What is Endocrinology?
Endocrinology is a medical specialty that deals with glands and hormones. Hormones are substances that act like chemical messengers between parts of the body. They are produced by glands, and travel in the bloodstream throughout the body where they act on different organs and cells to affect many different functions of life. Hormones control our appetite, growth, reproduction, and energy. When there is too little or too much of a hormone, an endocrinologist can help restore the balance.
Endocrinology problems are sometimes difficult and complex because hormones travel throughout the body and can affect more than one system. A single, simple imbalance can produce multiple, very different symptoms. Just a few of the diverse diseases treated by an endocrinologist include:
Diabetes (where insulin is not produced in the body or is not working well, and blood sugar levels rise, which damages tissues)

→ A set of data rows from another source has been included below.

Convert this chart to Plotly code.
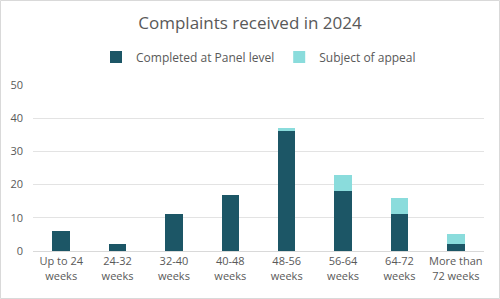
import plotly.graph_objects as go

categories = ["Up to 24<br>weeks", "24-32<br>weeks", "32-40<br>weeks", "40-48<br>weeks",
              "48-56<br>weeks", "56-64<br>weeks", "64-72<br>weeks", "More than<br>72 weeks"]
completed = [6, 2, 11, 17, 36, 18, 11, 2]
appeal = [0, 0, 0, 0, 1, 5, 5, 3]

W, H = 500, 299
ml, mr, mt, mb = 33, 16, 85, 48

fig = go.Figure()
fig.add_trace(go.Bar(x=categories, y=completed, name="Completed at Panel level",
                     marker=dict(color="#1c5666", line=dict(width=0))))
fig.add_trace(go.Bar(x=categories, y=appeal, name="Subject of appeal",
                     marker=dict(color="#8adcdc", line=dict(width=0))))

pw = W - ml - mr
ph = H - mt - mb
fig.add_shape(type="rect", xref="paper", yref="paper",
              x0=(-ml + 0.5) / pw, x1=(pw + mr - 0.5) / pw,
              y0=(-mb + 0.5) / ph, y1=(ph + mt - 0.5) / ph,
              line=dict(color="#d9d9d9", width=1), layer="below")

fig.update_layout(
    width=W, height=H,
    margin=dict(l=ml, r=mr, t=mt, b=mb),
    barmode="stack", bargap=0.69,
    paper_bgcolor="white", plot_bgcolor="white",
    font=dict(family="Open Sans, Liberation Sans, sans-serif", color="#595959", size=11),
    title=dict(text="Complaints received in 2024", x=0.5, xanchor="center",
               y=1 - 23 / H, yanchor="middle",
               font=dict(size=17, color="#595959")),
    legend=dict(orientation="h", x=0.5, xanchor="center", y=1 + 28 / ph, yanchor="middle",
                font=dict(size=12, color="#595959"), itemwidth=30, traceorder="normal"),
    xaxis=dict(showgrid=False, showline=True, linecolor="#d9d9d9", ticks="",
               automargin=False, tickfont=dict(size=11, color="#595959")),
    yaxis=dict(range=[0, 50], dtick=10, showgrid=True, gridcolor="#e3e3e3",
               zeroline=False, ticks="", ticklabelstandoff=9, automargin=False,
               tickfont=dict(size=11, color="#595959")),
)

fig.write_html("out.html")
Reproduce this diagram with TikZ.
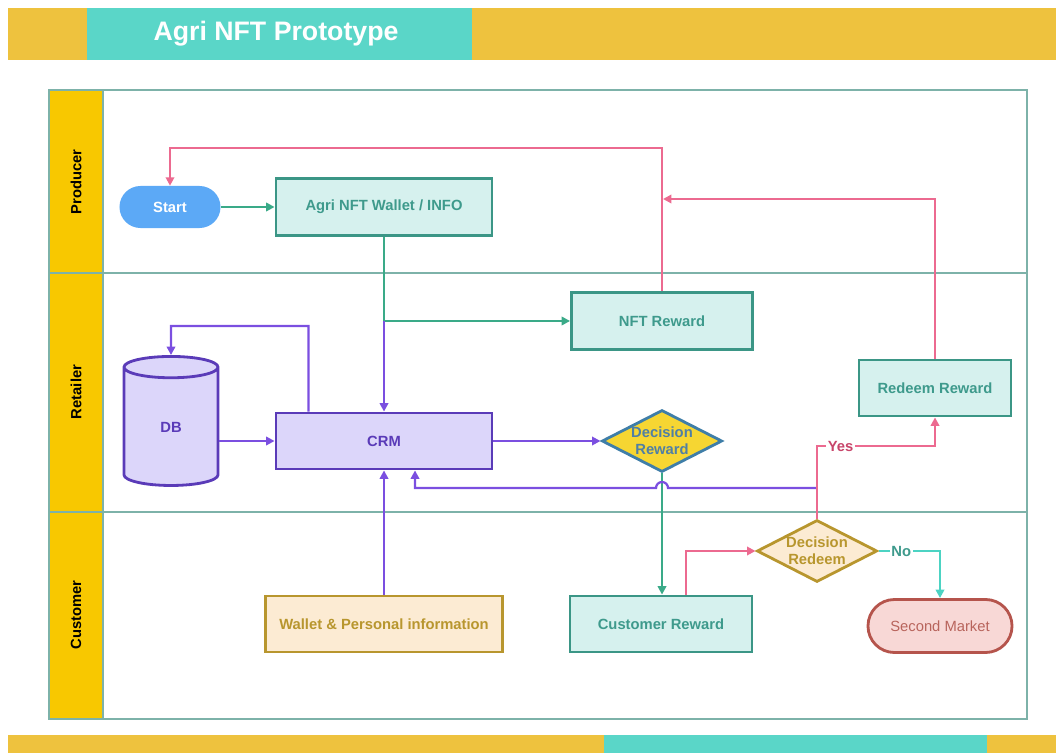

Hypothyroidism (where thyroid hormones are not produced well, reducing cell metabolism and energy)
Precocious Puberty (where reproductive hormones are produced too early in a child’s life)
Gigantism (where growth hormones are overproduced, leading to unusual size)
Endocrinology can contain subspecialties where physicians focus their care on specific groups of patients. For example, some endocrinologists are diabetic endocrinologists who know specifically how to care for diabetics’ particular needs in eye care, circulation, and foot care. Pediatric endocrinologists treat children. Whatever their subspecialty, all endocrinologists have the same goal: restoring balance when the body’s messaging system is not working correctly.
What is Rheumatology?
Rheumatology is the medical specialty that is concerned with arthritis and other diseases of inflammation. Inflammation can occur anywhere in the body, but it is most common in the joints and connective tissues. Arthritis, which occurs in the joints, is also a very common condition, so rheumatology is strongly associated with joint care. But rheumatology is about more that just arthritis. Other conditions that a rheumatologist might treat include:
Lupus, a chronic inflammatory disease
Ankylosing spondylitis, inflammation at the base of the spine
Sjogren’s syndrome, an autoimmune disorder that stops production of tears and saliva
Fibromyalgia, a disorder causing widespread, chronic pain and fatigue
Pediatric rheumatologists are doctors that specialize in treating inflammatory diseases in children. Rheumatoid arthritis, lupus, and other inflammatory diseases can begin even in childhood, and can cause a unique set of problems for active and growing children.
Rheumatologists use patient symptoms as well as lab tests and imaging tests such as MRIs to diagnose disease. Treatment varies widely depending on the diagnosis, but it may include physiotherapy (to improve motion, ability, and function) or medications. Commonly prescribed medications include anti-inflammatories such as NSAIDS (e.g. Tylenol, Ibuprofen) and steroids, or immune system suppressants such as methotrexate and TNF inhibitor medications (e.g. Enbrel, Humira). The goal is always to increase the patient’s ability to move without pain and to reduce the need for future treatment.
Geriatrics is the subspecialty of internal medicine that provides primary care to older adults. Physical health tends to decline with age, and geriatricians work to manage such age-related concerns as chronic illness, frailty, multiple medications, and declining mental health to keep seniors as active and independent as possible.
Some of the most common concerns seen by a geriatrician include:
Mobility issues, including the need for canes and walkers, as well as preventing falls
Osteoporosis, a weakening of the bones, which affects as many as a quarter of all men and half of all women over fifty
Loss of hearing or vision
Incontinence, or the inability to control one’s bladder
Memory loss, including dementia and Alzheimer’s disease
A geriatrician may also provide their patients with comprehensive care that includes checking on their social health. Seniors are at increased risk for poverty, loneliness, abuse, and injuries in the home. As part of their health care, a geriatrician may inquire about family support, living conditions, or the ability of a patient to perform daily self-care tasks.
In some cases, a geriatrician may serve as an advisor to other physicians on a specific case or condition. However, most of the time geriatrics is a primary care specialty, and geriatricians provide routine health care to the older patients they work with.